F) Heavy Forwarder: This is a full installation of Splunk, it allows for removing data that may not be allowed to be transmitted over a network, such as credit card information. It is rare to require a Heavy Forwarder. As an aside, this data would be already tagged and configured as your requirements, therefore technically it would be more data being sent. You would not use a Heavy Forwarder in the event that bandwidth or data limitation is a concern. I will not be covering Heavy Forwarders further, read more here.
G) SysLog Server: There will be devices not supported for Universal Forwarders, in that case you will likely send data via SysLog. It is best practice to have data sent to a SysLog server, and then sent along to the Splunk Indexer. Remember, Spunk is mainly a passive server*, it listens while servers send data to it, without confirmation. To reduce data being lost, it is a good idea to have a SysLog Server logging, and if Splunk needs to restart for any reason, it can pick up from there.

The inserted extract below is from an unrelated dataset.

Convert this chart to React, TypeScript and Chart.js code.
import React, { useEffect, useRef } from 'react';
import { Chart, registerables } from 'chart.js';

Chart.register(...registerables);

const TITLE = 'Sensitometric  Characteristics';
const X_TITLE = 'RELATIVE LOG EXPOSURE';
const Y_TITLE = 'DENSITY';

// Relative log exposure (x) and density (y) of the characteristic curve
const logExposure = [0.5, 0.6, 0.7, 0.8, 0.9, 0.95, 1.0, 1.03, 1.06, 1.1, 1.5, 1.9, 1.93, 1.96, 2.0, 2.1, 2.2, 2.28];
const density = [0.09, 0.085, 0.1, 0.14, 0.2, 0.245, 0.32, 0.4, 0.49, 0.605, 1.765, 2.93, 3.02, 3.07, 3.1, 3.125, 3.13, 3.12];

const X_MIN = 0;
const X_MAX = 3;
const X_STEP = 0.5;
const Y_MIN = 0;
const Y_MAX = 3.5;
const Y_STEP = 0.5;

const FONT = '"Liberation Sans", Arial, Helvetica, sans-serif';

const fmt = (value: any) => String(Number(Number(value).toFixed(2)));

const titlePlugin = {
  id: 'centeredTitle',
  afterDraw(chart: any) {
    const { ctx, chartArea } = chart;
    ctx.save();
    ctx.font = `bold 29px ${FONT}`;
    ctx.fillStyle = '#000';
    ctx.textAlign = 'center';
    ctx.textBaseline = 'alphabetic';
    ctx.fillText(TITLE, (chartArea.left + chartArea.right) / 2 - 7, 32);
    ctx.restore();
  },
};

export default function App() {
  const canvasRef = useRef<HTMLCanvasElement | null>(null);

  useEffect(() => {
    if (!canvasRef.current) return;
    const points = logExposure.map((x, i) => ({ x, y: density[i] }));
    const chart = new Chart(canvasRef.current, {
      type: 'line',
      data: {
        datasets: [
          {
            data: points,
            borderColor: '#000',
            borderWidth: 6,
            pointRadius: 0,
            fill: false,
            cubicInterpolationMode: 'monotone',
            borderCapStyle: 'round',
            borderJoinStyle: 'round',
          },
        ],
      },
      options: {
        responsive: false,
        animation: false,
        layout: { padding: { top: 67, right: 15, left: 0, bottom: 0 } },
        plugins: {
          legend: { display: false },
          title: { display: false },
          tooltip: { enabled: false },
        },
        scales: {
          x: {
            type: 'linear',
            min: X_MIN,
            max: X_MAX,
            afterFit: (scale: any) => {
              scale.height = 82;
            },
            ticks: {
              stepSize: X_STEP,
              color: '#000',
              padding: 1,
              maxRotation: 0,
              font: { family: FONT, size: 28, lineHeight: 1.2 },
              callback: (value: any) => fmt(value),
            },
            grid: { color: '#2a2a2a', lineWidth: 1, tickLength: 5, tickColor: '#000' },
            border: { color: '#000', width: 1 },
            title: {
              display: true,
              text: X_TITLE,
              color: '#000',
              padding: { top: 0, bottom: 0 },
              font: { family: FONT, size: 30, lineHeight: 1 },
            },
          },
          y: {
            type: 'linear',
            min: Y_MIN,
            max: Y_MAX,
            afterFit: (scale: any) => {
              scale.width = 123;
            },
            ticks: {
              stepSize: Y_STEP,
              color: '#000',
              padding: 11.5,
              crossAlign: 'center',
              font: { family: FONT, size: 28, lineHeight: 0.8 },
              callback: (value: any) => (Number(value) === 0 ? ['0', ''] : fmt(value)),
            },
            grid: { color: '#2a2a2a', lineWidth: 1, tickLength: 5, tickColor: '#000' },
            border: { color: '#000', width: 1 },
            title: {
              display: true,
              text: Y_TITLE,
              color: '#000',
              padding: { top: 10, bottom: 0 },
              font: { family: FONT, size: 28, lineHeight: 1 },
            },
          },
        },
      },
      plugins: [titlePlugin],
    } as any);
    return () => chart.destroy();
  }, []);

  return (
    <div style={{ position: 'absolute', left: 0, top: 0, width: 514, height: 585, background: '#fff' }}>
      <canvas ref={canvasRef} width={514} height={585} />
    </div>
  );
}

Note: I will not be covering Clustering, or Cluster Masters.
As you can see from the diagram above, the Splunk infrastructure isn't small. Additionally, virtualisation isn't recommended, especially for any Indexers. Read the Splunk Docs for System Requirements. The Universal Forwarder is a different installation than the others, read about the Universal Forwarder requirements here.
That completes my first Splunk Enterprise fundamentals post. Be aware that this series is solely covering on-premises and a typical smaller deployment. If you are looking at larger deployments and/or high availability requirements, you may need to investigate Clustering. I believe the approximate max one Indexer can handle is up to 250 GB/day of data, but I wouldn't quote me on that one... Please realise: more data, more concurrent searches, more users, means the more power your server is going to need. It's vital you review current and possible growth of your environment, before deploying!
*Splunk Indexers can be configured to download files one time, as well as check for updates to files on remote servers. You can also have tasks which run a script.